Turkey cuts ISIL links but PYD gets more US support
The headline of pro-government Turkish newspaper Star’s Sept. 5 edition read, in English: “YPG is terrorist.” According to the report, Turkish President Tayyip Erdoğan had said that sentence in English during his Sept. 4 meeting with U.S. President Barack Obama at the G-20 Summit in Hangzhou. The story implied that if the translation was not explained to Obama, he should hear the message in his mother tongue from Erdoğan’s mouth and do what was necessary.

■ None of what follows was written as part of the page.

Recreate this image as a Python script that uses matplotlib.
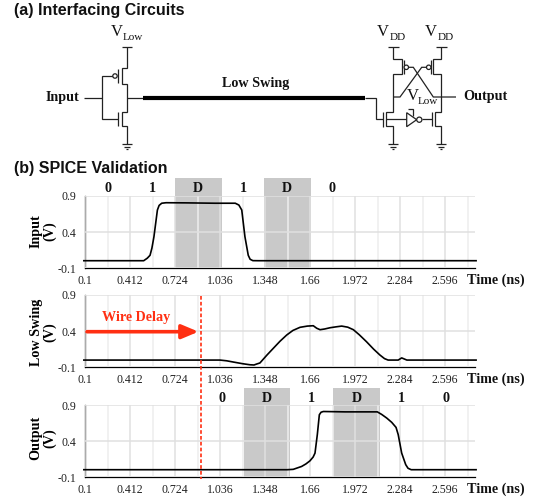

Erdoğan was asking Obama not to cooperate with the People’s Protection Units (YPG), the armed wing of the Democratic Union Party (PYD), which Turkey regards as the Syrian extension of the outlawed Kurdistan Workers’ Party (PKK), whether it be against the Islamic State of Iraq and Levant (ISIL) or not. Actually, the U.S. administration knows that the YPG/PYD “have links with the PKK,” which is a “terrorist organization in the eyes of the U.S. government as well,” as clearly acknowledged by U.S. Secretary of Defense Ashton Carter during testimony in the senate’s Armed Services Committee on April 28. Knowing that the YPG and the PKK shared their armory, their militants, their resources, Obama said he needed them for ground operations against ISIL, since he did not want to send U.S. soldiers to die in the Syrian desert (like his predecessor George W. Bush did in Iraq) when he had foot soldiers ready to serve the same purpose for their own cause.

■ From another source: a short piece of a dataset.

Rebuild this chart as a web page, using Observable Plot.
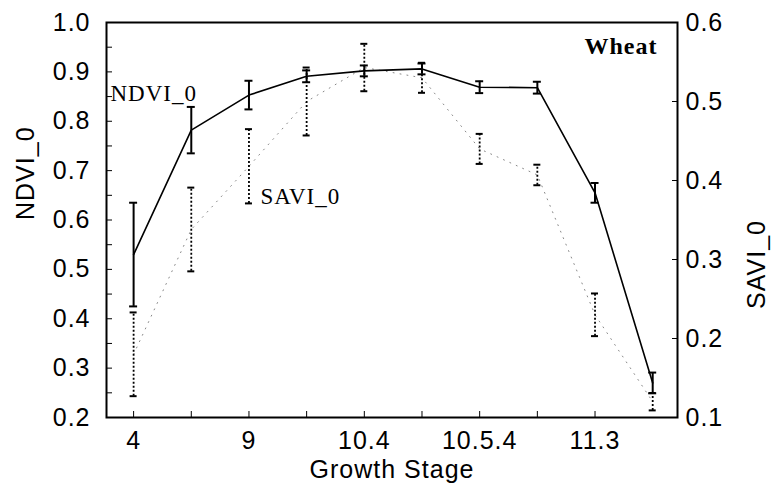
<!DOCTYPE html>
<html><head><meta charset="utf-8">
<script src="https://cdn.jsdelivr.net/npm/d3@7"></script>
<script src="https://cdn.jsdelivr.net/npm/@observablehq/plot@0.6"></script>
<style>
body{margin:0;background:#fff;}
svg text{letter-spacing:1px;}
</style></head><body><div id="chart"></div>
<script>
// Growth stage positions (index) and tick labels
const stageIndex = [0, 1, 2, 3, 4, 5, 6, 7, 8, 9];
const stageTickIndex = [0, 1, 2, 3, 4, 5, 6, 7, 8];
const stageTickLabels = ["4", "", "9", "", "10.4", "", "10.5.4", "", "11.3"];
// NDVI_0 (left axis) mean and half error
const ndviMean = [0.53, 0.782, 0.853, 0.891, 0.902, 0.906, 0.869, 0.868, 0.655, 0.27];
const ndviErr  = [0.105, 0.047, 0.029, 0.012, 0.011, 0.011, 0.012, 0.012, 0.02, 0.021];
// SAVI_0 (right axis) mean and half error
const saviMean = [0.18, 0.338, 0.418, 0.50, 0.543, 0.53, 0.44, 0.407, 0.23, 0.12];
const saviErr  = [0.053, 0.053, 0.047, 0.043, 0.03, 0.019, 0.019, 0.013, 0.027, 0.011];
// axis ticks
const ndviTicks = [0.2, 0.3, 0.4, 0.5, 0.6, 0.7, 0.8, 0.9, 1.0];
const ndviMinorTicks = [0.2, 0.25, 0.3, 0.35, 0.4, 0.45, 0.5, 0.55, 0.6, 0.65, 0.7, 0.75, 0.8, 0.85, 0.9, 0.95, 1.0];
const saviTicks = [0.1, 0.2, 0.3, 0.4, 0.5, 0.6];
const ndviDomain = [0.2, 1.0];
const saviDomain = [0.1, 0.6];

// map SAVI values onto the NDVI (left) scale
const k = (ndviDomain[1] - ndviDomain[0]) / (saviDomain[1] - saviDomain[0]);
const toL = s => ndviDomain[0] + (s - saviDomain[0]) * k;
const fromL = v => saviDomain[0] + (v - ndviDomain[0]) / k;

const rows = stageIndex.map((i, j) => ({
  i,
  n: ndviMean[j], nLo: ndviMean[j] - ndviErr[j], nHi: ndviMean[j] + ndviErr[j],
  s: toL(saviMean[j]), sLo: toL(saviMean[j] - saviErr[j]), sHi: toL(saviMean[j] + saviErr[j])
}));

const sans = "'Liberation Sans', Arial, Helvetica, sans-serif";
const serif = "'Liberation Serif', 'Times New Roman', serif";

const chart = Plot.plot({
  width: 775, height: 484,
  marginLeft: 106, marginRight: 98, marginTop: 22, marginBottom: 67,
  style: {fontFamily: sans, fontSize: "25px", color: "black", background: "white"},
  x: {domain: [-0.47, 9.43]},
  y: {domain: ndviDomain},
  marks: [
    // SAVI dotted series
    Plot.line(rows, {x: "i", y: "s", stroke: "#888", strokeWidth: 1, strokeDasharray: "1,6"}),
    Plot.ruleX(rows, {x: "i", y1: "sLo", y2: "sHi", stroke: "black", strokeWidth: 1.8, strokeDasharray: "2,2"}),
    Plot.ruleY(rows, {x1: "i", x2: "i", y: "sLo", insetLeft: -3.5, insetRight: -3.5, stroke: "black", strokeWidth: 2}),
    Plot.ruleY(rows, {x1: "i", x2: "i", y: "sHi", insetLeft: -3.5, insetRight: -3.5, stroke: "black", strokeWidth: 2}),
    // NDVI solid series
    Plot.line(rows, {x: "i", y: "n", stroke: "black", strokeWidth: 1.6}),
    Plot.ruleX(rows, {x: "i", y1: "nLo", y2: "nHi", stroke: "black", strokeWidth: 2}),
    Plot.ruleY(rows, {x1: "i", x2: "i", y: "nLo", insetLeft: -4, insetRight: -4, stroke: "black", strokeWidth: 2}),
    Plot.ruleY(rows, {x1: "i", x2: "i", y: "nHi", insetLeft: -4, insetRight: -4, stroke: "black", strokeWidth: 2}),
    // frame and axes
    Plot.frame({stroke: "black", strokeWidth: 2}),
    Plot.axisY(ndviMinorTicks, {anchor: "left", tickSize: -6, tickFormat: () => "", label: null}),
    Plot.axisY(ndviTicks, {anchor: "left", tickSize: 0, tickPadding: 16, tickFormat: d => d.toFixed(1), label: null}),
    Plot.axisY(saviTicks.map(toL), {anchor: "right", tickSize: -6, tickPadding: 14, tickFormat: d => fromL(d).toFixed(1), label: null}),
    Plot.axisX(stageTickIndex, {anchor: "bottom", tickSize: -6, tickPadding: 20, tickFormat: i => stageTickLabels[i], label: null}),
    // axis titles
    Plot.text(["Growth Stage"], {frameAnchor: "bottom", dy: 60, lineAnchor: "bottom", fontSize: 25}),
    Plot.text(["NDVI_0"], {frameAnchor: "left", dx: -81, rotate: -90, fontSize: 25}),
    Plot.text(["SAVI_0"], {frameAnchor: "right", dx: 79, rotate: -90, fontSize: 25}),
    // annotations
    Plot.text(["NDVI_0"], {frameAnchor: "top-left", dx: 4, dy: 78, textAnchor: "start", lineAnchor: "bottom", fontFamily: serif, fontSize: 23}),
    Plot.text(["SAVI_0"], {frameAnchor: "top-left", dx: 154, dy: 181, textAnchor: "start", lineAnchor: "bottom", fontFamily: serif, fontSize: 23}),
    Plot.text(["Wheat"], {frameAnchor: "top-right", dx: -20, dy: 31, textAnchor: "end", lineAnchor: "bottom", fontFamily: serif, fontSize: 24, fontWeight: "bold"})
  ]
});
document.getElementById("chart").appendChild(chart);
</script>
</body></html>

But that cause is the point where the two NATO allies fall apart. The PKK’s program when it launched its armed campaign in 1984 (since then more than 40,000 people have been killed) aimed at carving out a Kurdish state from the territories of Turkey, Iran, Iraq and Syria. Syria is the most reachable target for the PKK/PYD due to the power vacuum there because of the ongoing civil war. The key point for them is to form a corridor along the 910-km-long border between Turkey and Syria, with the help of U.S. air support as a by-product, or perhaps the bill of services to the U.S. This looks like a strange, Machiavellian cooperation between the Obama administration in the U.S. and the originally Marxist-Leninist PKK.

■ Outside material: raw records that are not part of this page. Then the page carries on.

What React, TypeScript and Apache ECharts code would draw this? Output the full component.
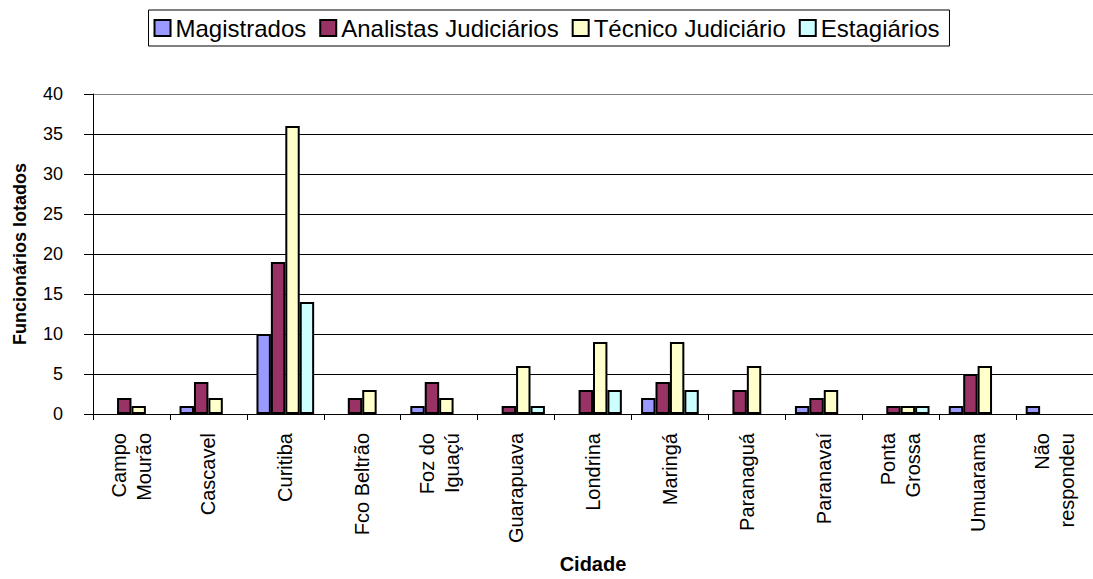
import React, { useEffect, useRef } from "react";
import * as echarts from "echarts";

const categories = [
  "Campo\nMourão",
  "Cascavel",
  "Curitiba",
  "Fco Beltrão",
  "Foz do\nIguaçú",
  "Guarapuava",
  "Londrina",
  "Maringá",
  "Paranaguá",
  "Paranavaí",
  "Ponta\nGrossa",
  "Umuarama",
  "Não\nrespondeu",
];

const magistrados = [0, 1, 10, 0, 1, 0, 0, 2, 0, 1, 0, 1, 1];
const analistas = [2, 4, 19, 2, 4, 1, 3, 4, 3, 2, 1, 5, 0];
const tecnicos = [1, 2, 36, 3, 2, 6, 9, 9, 6, 3, 1, 6, 0];
const estagiarios = [0, 0, 14, 0, 0, 1, 3, 3, 0, 0, 1, 0, 0];

const seriesNames = ["Magistrados", "Analistas Judiciários", "Técnico Judiciário", "Estagiários"];
const seriesColors = ["#9999FF", "#993366", "#FFFFCC", "#CCFFFF"];
const yTicks = [0, 5, 10, 15, 20, 25, 30, 35, 40];

const FONT = "'Liberation Sans', Arial, sans-serif";

export default function App() {
  const ref = useRef<HTMLDivElement>(null);
  useEffect(() => {
    if (!ref.current) return;
    const chart = echarts.init(ref.current, undefined, { renderer: "svg" });
    const allData = [magistrados, analistas, tecnicos, estagiarios];
    const gridColors = yTicks.map((v) => (v === 40 ? "#808080" : "#000000"));
    chart.setOption({
      animation: false,
      backgroundColor: "#ffffff",
      textStyle: { fontFamily: FONT },
      legend: {
        top: 10,
        left: "center",
        orient: "horizontal",
        data: seriesNames,
        icon: "rect",
        itemWidth: 16,
        itemHeight: 16,
        itemGap: 13,
        padding: [6, 10, 6, 5],
        borderColor: "#000000",
        borderWidth: 1,
        itemStyle: { borderColor: "#000", borderWidth: 2 },
        textStyle: { fontSize: 24, color: "#000", fontFamily: FONT },
        selectedMode: false,
      },
      grid: { left: 93, top: 94, width: 1010, height: 324 },
      xAxis: {
        type: "category",
        data: categories,
        name: "Cidade",
        nameLocation: "middle",
        nameGap: 140,
        nameTextStyle: { fontSize: 20, fontWeight: "bold", color: "#000", fontFamily: FONT },
        axisLine: { lineStyle: { color: "#000", width: 1 } },
        axisTick: { show: true, length: 6, lineStyle: { color: "#000" } },
        axisLabel: {
          rotate: 90,
          fontSize: 20,
          lineHeight: 25,
          color: "#000",
          margin: 19,
          interval: 0,
          fontFamily: FONT,
        },
      },
      yAxis: {
        type: "value",
        min: 0,
        max: 40,
        interval: 5,
        name: "Funcionários lotados",
        nameLocation: "middle",
        nameGap: 64,
        nameTextStyle: { fontSize: 18, fontWeight: "bold", color: "#000", fontFamily: FONT },
        axisLine: { show: true, lineStyle: { color: "#000", width: 1 } },
        axisTick: { show: true, length: 9, lineStyle: { color: "#000" } },
        axisLabel: { fontSize: 18, color: "#000", margin: 30, fontFamily: FONT },
        splitLine: { show: true, lineStyle: { color: gridColors, width: 1 } },
      },
      series: seriesNames.map((name, i) => ({
        name,
        type: "bar",
        data: allData[i].map((v) => (v === 0 ? null : v)),
        barGap: "0%",
        barCategoryGap: "25%",
        itemStyle: { color: seriesColors[i], borderColor: "#000", borderWidth: 2 },
      })),
    });
    return () => chart.dispose();
  }, []);
  return (
    <div
      ref={ref}
      style={{ position: "fixed", left: 0, top: 0, width: 1093, height: 579, overflow: "hidden" }}
    />
  );
}
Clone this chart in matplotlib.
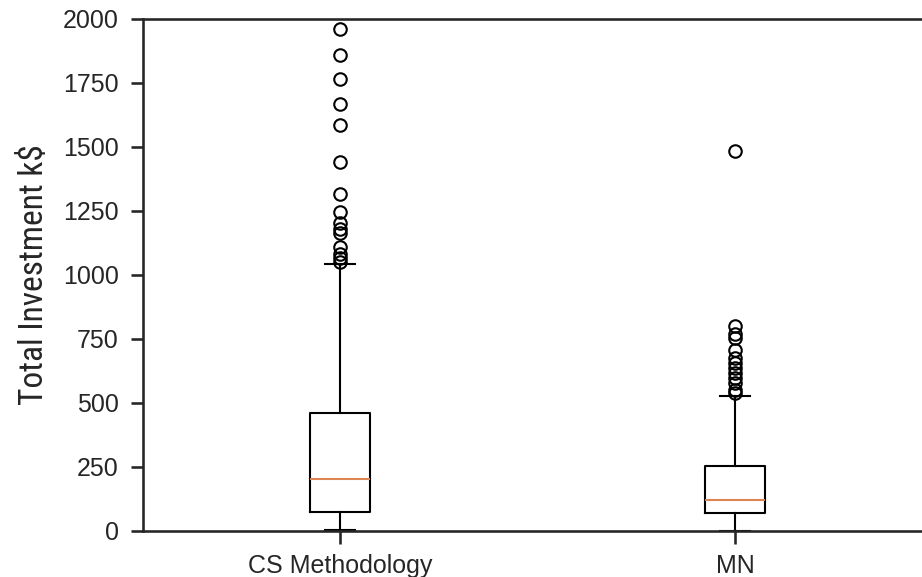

But knowing that such a PYD/PKK corridor (which Erdoğan calls a “terror corridor”) would not only be a recipe for Syria falling apart, but also the first step for a PKK-led Kurdish state, the Turkish government has moved to put a wedge between the eastern and western sectors of the PYD/PKK-held territory in Syria. There was already a plan to get into Syria to protect the rebel Free Syrian Army (FSA) in its advance on ISIL to cut its physical contact with the Turkish border. That was something demanded by both the U.S. and Russia for some time and the CIA and the Turkish National Intelligence Agency (MİT) have been training the FSA for more than a year in Turkey for this purpose.
Turkey moved into Syria on Aug. 26 and sealed the border by Sept. 4, on the day of Erdoğan’s meeting with Obama in Hangzhou.
We understand that Erdoğan asked for an end to the cooperation with the YPG and said the Turkish army with the FSA could clear that region of ISIL and now was the time to call for a “safe zone” for Syrian migrants and rebels, since no ISIL is left in the areas taken under Turkish-protected FSA control. We also understand that Obama focused only on eliminating ISIL through his talk with Erdoğan. Right after the Erdoğan-Obama talk Brett McGurk, Obama’s special envoy to the U.S.-led coalition (operating also out of Turkey), visited the Syrian Democratic Forces (SDF), mainly consisting of the YPG, in Manbij, which was taken from ISIL on Aug. 12. Ironically, in an earlier statement U.S. Secretary of State John Kerry had told Turkish Foreign Minister Mevlüt Çavuşoğlu that the PYD/YPG would withdraw from Manbij to the east of the Euphrates River, as promised to Turkey once the town was cleared of ISIL.
Could Turkey have moved into Syria before the U.S. got into cooperation with the YPG? Perhaps so. Could Turkey have moved to seal the border before? Perhaps so. But the trajectory that the U.S. follows, cooperating with a group marked as a terrorist by an ally, might lead to unexpected costs for the U.S., and of course to the world, in the future.